The United Nations, however, said it was not given approval for two scheduled humanitarian flights on Monday and was seeking clarification on the coalition’s announcement.
The state news agency Saba, run by the Houthis, quoted a source in the navy warning against the closure of ports and said it would have, “catastrophic consequences”.
The United Nations and international aid organisations have repeatedly criticised the coalition for blocking aid access, especially to north Yemen, which is held by the Iran-aligned Houthi movement battling the Saudi-led coalition.
Saudi Arabia and its Gulf Arab allies have made clear they view Iran as mainly responsible for the Yemen conflict, in which more than 10,000 people have been killed in the past two years.
Saudi Foreign Minister Adel al-Jubeir said on his Twitter account on Monday that Riyadh reserved the right to respond to what he called Iran’s “hostile actions”. Bahraini Foreign Minister Sheikh Khaled bin Ahmed al-Khalifa also tweeted that Iran was the real danger to the region.
Iranian Foreign Minister Mohammad Javad Zarif said Saudi Arabia was blaming Tehran for the consequences of its own “wars of aggression”.
On Sunday the coalition accused the Houthis of “dangerous escalation (that) came because of Iranian support” after Saudi air defences intercepted the ballistic missile heading towards Riyadh.
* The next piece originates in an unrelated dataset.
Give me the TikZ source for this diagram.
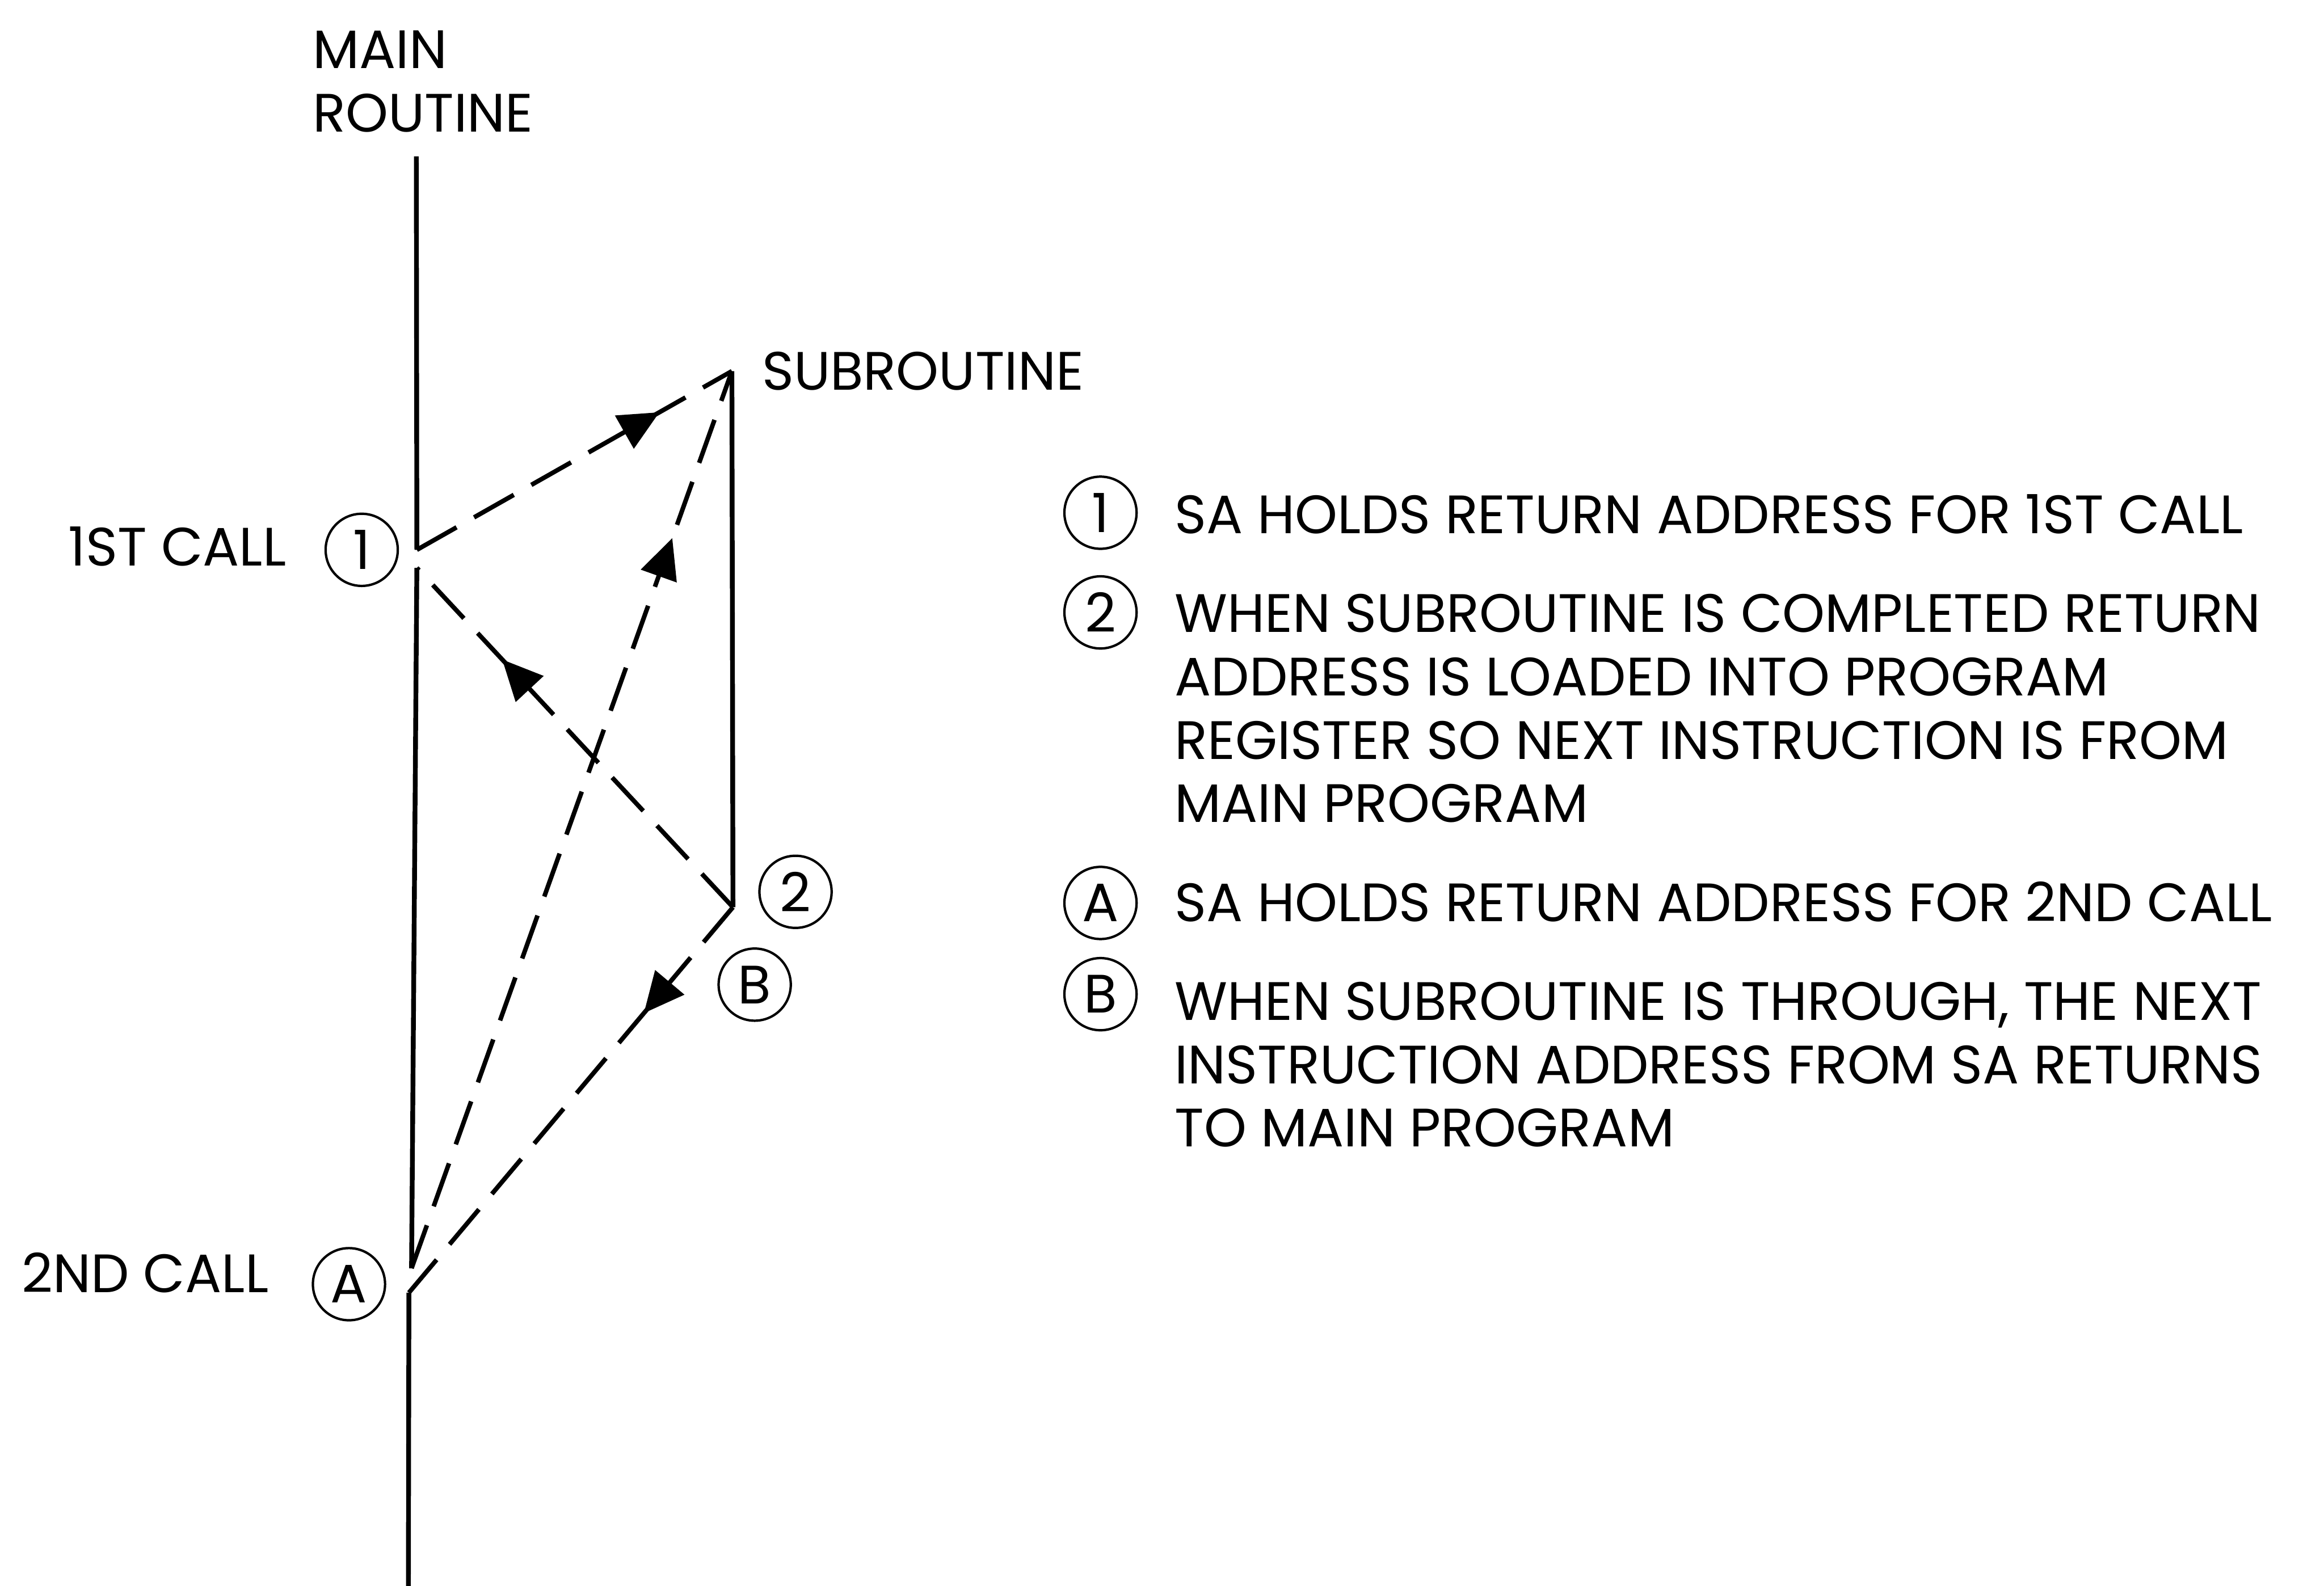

It was brought down near Riyadh airport without causing casualties.
Iran rejected the criticism as “destructive and provocative”.
Foreign Ministry spokesman Bahram Qassemi “referred to the war crimes and aggression of the Saudis during the past years and said the reaction by Yemenis is an independent reaction ... and not a move caused by another country’s action or incitement”, a ministry statement said.
U.S. President Donald Trump has also blamed Iran for Saturday’s missile attack, but the head of Iran’s Revolutionary Guards rejected that view as “slander”.
The Houthis are fighters drawn mainly from the Zaydi Shi‘ite minority which ruled a 1,000-year kingdom in northern Yemen until 1962. The Saudi-led coalition has been targeting the Houthis since they seized parts of Yemen in 2015, including the capital Sanaa, forcing President Abd-Rabbu Mansour Hadi to flee and seek help from neighbouring Saudi Arabia.
On Sunday a suicide car bomber blew himself up at a security checkpoint in the southern port city of Aden, killing 15 people and wounding at least 20, residents and a security officials said. Aden is the interim headquarters of Yemen’s internationally recognised government.